# WORK TO BE COMPLETED:
Exclude pictures. Extract exactly the lines from the one that contains "Reproduce this chart" down to the one that contains "const axisInterval = 10;", both included.

>> BEGIN GIVEN RECORDS

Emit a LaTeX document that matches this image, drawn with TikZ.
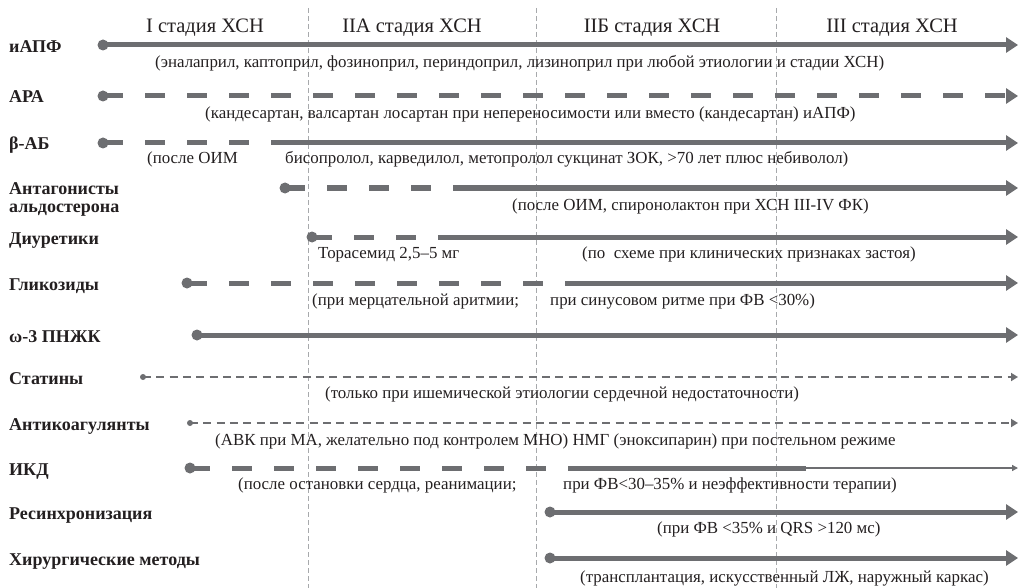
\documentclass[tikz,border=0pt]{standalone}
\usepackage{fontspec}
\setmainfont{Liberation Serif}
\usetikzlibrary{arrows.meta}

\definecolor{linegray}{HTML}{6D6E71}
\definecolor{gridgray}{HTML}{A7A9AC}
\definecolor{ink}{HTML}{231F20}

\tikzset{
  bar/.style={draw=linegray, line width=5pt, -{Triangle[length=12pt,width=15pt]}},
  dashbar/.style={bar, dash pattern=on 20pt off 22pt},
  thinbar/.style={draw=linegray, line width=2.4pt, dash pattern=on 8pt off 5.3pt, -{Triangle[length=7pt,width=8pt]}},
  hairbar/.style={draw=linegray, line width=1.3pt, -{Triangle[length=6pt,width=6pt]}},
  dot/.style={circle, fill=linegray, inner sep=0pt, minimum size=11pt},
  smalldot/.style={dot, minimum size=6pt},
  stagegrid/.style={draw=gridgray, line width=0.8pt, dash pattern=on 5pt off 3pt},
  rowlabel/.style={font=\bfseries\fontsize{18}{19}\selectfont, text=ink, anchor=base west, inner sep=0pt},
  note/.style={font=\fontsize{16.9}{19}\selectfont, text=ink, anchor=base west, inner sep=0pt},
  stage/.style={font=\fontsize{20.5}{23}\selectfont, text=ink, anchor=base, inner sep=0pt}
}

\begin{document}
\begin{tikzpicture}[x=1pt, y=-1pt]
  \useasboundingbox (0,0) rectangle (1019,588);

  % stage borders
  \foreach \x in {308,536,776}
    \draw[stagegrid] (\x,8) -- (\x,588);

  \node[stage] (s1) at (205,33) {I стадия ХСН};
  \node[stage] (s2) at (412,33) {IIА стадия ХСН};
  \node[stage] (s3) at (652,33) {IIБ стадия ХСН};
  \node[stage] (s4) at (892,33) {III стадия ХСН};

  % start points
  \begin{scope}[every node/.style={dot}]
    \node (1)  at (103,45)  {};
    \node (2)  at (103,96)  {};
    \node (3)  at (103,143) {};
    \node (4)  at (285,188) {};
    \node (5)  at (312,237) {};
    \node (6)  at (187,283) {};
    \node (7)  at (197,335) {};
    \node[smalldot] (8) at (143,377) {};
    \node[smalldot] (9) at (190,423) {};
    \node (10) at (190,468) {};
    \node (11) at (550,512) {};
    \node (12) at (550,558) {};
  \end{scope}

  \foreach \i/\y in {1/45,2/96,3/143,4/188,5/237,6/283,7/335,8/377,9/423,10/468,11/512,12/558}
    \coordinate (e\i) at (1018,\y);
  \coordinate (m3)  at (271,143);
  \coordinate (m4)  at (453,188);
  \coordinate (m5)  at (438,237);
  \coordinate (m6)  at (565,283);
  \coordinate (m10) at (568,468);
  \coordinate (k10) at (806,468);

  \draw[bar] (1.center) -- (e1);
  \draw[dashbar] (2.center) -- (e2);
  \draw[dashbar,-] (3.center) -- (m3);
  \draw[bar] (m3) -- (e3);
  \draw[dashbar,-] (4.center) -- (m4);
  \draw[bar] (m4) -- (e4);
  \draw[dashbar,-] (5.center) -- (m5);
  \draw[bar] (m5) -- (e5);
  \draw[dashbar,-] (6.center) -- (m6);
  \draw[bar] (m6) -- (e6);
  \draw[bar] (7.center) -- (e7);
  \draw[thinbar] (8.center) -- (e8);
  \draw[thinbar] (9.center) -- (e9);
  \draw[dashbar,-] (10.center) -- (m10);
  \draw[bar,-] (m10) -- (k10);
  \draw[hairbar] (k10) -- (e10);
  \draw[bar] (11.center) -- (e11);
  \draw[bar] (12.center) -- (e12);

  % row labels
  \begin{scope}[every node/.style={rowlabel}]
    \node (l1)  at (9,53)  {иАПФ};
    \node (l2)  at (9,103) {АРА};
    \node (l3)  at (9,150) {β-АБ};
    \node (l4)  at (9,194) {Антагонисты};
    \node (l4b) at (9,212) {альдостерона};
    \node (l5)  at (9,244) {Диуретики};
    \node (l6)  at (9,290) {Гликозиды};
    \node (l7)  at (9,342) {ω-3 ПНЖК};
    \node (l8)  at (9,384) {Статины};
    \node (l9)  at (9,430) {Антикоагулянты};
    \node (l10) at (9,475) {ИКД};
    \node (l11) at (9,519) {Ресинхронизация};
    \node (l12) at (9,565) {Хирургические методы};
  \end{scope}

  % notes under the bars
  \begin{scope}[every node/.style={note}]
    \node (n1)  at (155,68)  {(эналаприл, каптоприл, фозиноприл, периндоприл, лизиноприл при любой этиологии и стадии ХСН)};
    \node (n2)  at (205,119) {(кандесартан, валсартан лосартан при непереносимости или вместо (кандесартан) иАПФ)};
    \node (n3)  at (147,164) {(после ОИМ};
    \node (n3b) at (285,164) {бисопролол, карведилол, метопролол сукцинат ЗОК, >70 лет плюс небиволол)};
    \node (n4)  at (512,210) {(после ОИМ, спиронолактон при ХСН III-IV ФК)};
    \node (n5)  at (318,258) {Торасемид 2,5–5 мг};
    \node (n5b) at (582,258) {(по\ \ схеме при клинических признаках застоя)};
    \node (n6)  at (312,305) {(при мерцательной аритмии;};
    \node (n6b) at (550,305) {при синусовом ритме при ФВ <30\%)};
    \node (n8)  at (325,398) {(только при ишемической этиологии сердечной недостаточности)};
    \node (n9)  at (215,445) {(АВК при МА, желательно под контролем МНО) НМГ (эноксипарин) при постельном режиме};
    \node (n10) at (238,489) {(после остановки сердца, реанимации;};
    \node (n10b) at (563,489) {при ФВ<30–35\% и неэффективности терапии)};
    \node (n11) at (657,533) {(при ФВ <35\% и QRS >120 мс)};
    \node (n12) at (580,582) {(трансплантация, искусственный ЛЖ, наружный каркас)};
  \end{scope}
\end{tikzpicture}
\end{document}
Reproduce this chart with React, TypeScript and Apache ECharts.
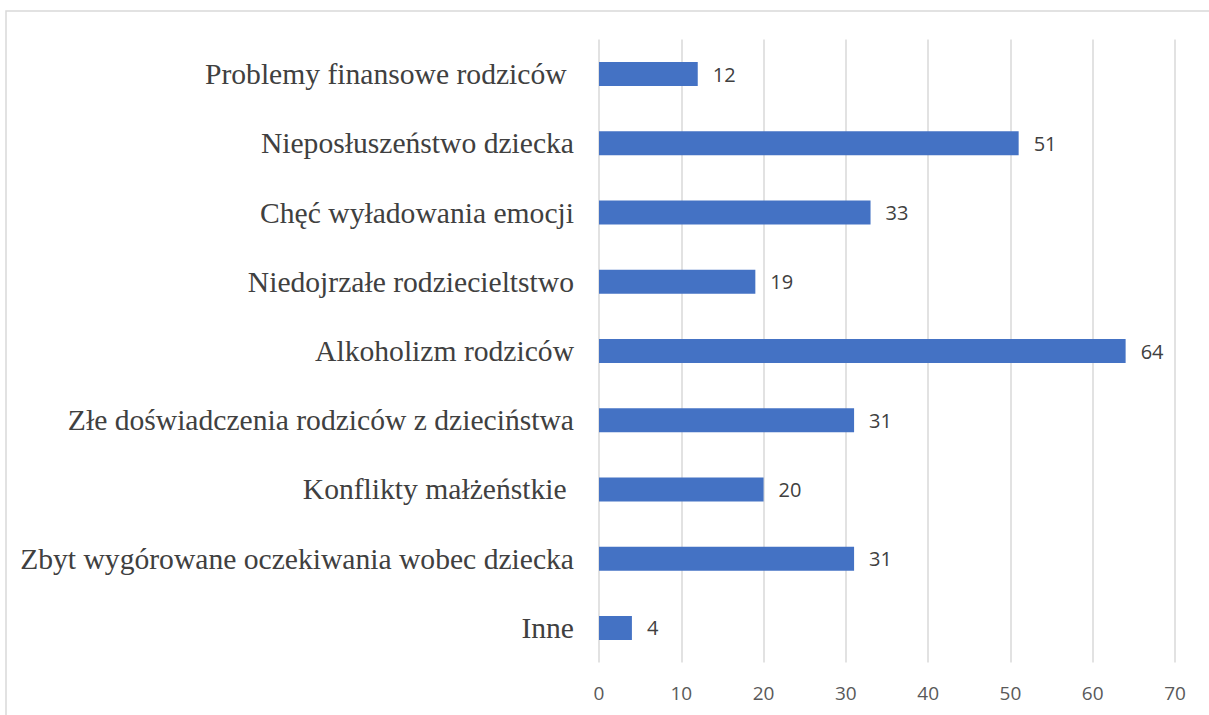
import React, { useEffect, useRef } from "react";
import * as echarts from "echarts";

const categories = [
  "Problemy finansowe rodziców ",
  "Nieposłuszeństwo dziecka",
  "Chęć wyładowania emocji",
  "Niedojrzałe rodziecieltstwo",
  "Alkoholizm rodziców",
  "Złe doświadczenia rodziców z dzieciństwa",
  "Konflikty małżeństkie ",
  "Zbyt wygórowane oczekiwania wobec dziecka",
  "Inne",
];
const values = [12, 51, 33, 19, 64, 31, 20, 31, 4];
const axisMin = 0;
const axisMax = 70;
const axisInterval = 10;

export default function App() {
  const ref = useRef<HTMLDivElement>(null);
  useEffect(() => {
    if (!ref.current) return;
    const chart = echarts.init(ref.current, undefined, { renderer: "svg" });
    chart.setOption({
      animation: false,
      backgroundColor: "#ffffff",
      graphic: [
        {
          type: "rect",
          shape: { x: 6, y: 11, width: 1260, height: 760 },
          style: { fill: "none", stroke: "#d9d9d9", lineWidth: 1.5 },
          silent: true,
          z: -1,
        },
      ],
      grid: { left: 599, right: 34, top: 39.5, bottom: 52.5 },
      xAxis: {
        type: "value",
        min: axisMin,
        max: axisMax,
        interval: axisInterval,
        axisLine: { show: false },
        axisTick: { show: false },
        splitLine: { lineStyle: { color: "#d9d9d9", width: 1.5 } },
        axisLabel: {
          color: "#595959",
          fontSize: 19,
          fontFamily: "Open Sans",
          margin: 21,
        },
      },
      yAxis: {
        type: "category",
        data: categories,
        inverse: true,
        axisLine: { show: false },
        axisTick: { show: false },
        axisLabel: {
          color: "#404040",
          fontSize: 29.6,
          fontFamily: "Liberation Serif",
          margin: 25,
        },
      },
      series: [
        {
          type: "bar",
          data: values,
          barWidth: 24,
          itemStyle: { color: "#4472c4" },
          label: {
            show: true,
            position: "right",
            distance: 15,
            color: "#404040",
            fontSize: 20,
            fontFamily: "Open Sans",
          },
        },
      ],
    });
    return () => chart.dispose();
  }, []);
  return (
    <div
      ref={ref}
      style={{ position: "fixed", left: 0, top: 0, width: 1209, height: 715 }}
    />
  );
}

>> END GIVEN RECORDS

# ANSWER TO THIS TASK:
Reproduce this chart with React, TypeScript and Apache ECharts.
import React, { useEffect, useRef } from "react";
import * as echarts from "echarts";

const categories = [
  "Problemy finansowe rodziców ",
  "Nieposłuszeństwo dziecka",
  "Chęć wyładowania emocji",
  "Niedojrzałe rodziecieltstwo",
  "Alkoholizm rodziców",
  "Złe doświadczenia rodziców z dzieciństwa",
  "Konflikty małżeństkie ",
  "Zbyt wygórowane oczekiwania wobec dziecka",
  "Inne",
];
const values = [12, 51, 33, 19, 64, 31, 20, 31, 4];
const axisMin = 0;
const axisMax = 70;
const axisInterval = 10;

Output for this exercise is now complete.